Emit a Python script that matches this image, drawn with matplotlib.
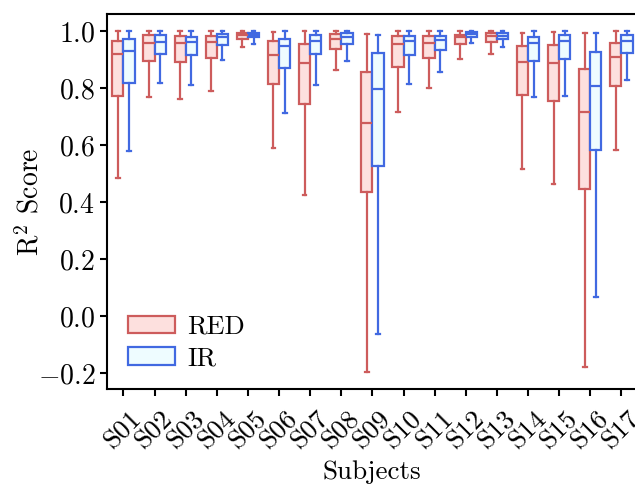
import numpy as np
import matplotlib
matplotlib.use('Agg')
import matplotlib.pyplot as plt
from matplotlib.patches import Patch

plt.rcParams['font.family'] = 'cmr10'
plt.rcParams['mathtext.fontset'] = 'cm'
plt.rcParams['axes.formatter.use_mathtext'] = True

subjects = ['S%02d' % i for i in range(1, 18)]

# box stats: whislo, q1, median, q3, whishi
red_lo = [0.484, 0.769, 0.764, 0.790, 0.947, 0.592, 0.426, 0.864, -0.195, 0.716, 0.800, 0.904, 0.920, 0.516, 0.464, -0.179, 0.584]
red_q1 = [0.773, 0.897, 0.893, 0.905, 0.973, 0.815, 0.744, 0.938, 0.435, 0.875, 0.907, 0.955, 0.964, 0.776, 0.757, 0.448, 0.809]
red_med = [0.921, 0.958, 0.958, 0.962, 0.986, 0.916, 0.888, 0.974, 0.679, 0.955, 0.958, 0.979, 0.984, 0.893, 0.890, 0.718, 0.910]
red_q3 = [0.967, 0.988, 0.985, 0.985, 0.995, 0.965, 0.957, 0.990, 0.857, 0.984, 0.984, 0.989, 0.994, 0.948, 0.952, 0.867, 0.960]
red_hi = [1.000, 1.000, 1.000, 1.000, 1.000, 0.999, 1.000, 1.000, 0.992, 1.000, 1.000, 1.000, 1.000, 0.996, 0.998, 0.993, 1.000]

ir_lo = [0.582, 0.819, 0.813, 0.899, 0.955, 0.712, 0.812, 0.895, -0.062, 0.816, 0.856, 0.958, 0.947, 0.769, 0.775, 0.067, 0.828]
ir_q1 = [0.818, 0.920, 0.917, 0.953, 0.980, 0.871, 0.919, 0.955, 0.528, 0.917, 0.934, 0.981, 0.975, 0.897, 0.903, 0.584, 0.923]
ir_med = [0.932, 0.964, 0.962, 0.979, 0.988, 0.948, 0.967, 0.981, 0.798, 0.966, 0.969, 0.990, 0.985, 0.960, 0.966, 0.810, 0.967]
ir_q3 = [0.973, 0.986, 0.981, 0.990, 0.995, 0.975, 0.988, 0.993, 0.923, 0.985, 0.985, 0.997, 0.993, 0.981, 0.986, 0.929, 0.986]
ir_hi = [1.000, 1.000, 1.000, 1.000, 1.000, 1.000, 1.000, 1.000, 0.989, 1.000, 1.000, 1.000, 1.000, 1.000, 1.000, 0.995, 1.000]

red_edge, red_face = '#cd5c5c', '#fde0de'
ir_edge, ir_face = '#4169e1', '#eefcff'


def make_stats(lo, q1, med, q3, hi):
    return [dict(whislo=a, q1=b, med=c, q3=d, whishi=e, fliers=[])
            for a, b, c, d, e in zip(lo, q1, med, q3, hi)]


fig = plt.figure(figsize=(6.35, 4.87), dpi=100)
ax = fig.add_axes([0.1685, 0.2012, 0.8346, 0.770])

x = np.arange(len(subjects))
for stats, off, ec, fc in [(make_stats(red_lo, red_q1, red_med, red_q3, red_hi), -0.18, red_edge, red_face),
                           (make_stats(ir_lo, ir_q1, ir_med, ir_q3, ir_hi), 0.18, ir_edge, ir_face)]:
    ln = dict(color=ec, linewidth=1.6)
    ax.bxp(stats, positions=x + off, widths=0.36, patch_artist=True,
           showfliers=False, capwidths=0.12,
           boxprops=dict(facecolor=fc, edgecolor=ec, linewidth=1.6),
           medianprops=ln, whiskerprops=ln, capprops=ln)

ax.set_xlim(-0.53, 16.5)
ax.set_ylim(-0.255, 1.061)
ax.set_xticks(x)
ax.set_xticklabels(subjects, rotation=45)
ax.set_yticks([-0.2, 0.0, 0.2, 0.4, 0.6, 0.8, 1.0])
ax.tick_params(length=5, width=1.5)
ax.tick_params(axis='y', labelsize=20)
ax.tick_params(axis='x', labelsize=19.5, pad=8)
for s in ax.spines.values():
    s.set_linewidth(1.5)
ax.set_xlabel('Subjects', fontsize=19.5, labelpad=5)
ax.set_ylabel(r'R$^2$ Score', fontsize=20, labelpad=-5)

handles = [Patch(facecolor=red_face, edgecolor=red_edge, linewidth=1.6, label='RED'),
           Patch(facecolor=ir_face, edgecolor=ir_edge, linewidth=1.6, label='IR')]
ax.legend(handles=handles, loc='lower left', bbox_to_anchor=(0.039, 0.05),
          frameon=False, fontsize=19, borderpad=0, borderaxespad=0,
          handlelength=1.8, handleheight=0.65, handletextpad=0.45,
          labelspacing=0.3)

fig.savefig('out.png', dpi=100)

§ §

* Objective *
Restate, line by line and word for word, everything from the top of the material through the line that contains "subjects = ['S%02d'". Leave pictures out.

* Response *
Emit a Python script that matches this image, drawn with matplotlib.
import numpy as np
import matplotlib
matplotlib.use('Agg')
import matplotlib.pyplot as plt
from matplotlib.patches import Patch

plt.rcParams['font.family'] = 'cmr10'
plt.rcParams['mathtext.fontset'] = 'cm'
plt.rcParams['axes.formatter.use_mathtext'] = True

subjects = ['S%02d' % i for i in range(1, 18)]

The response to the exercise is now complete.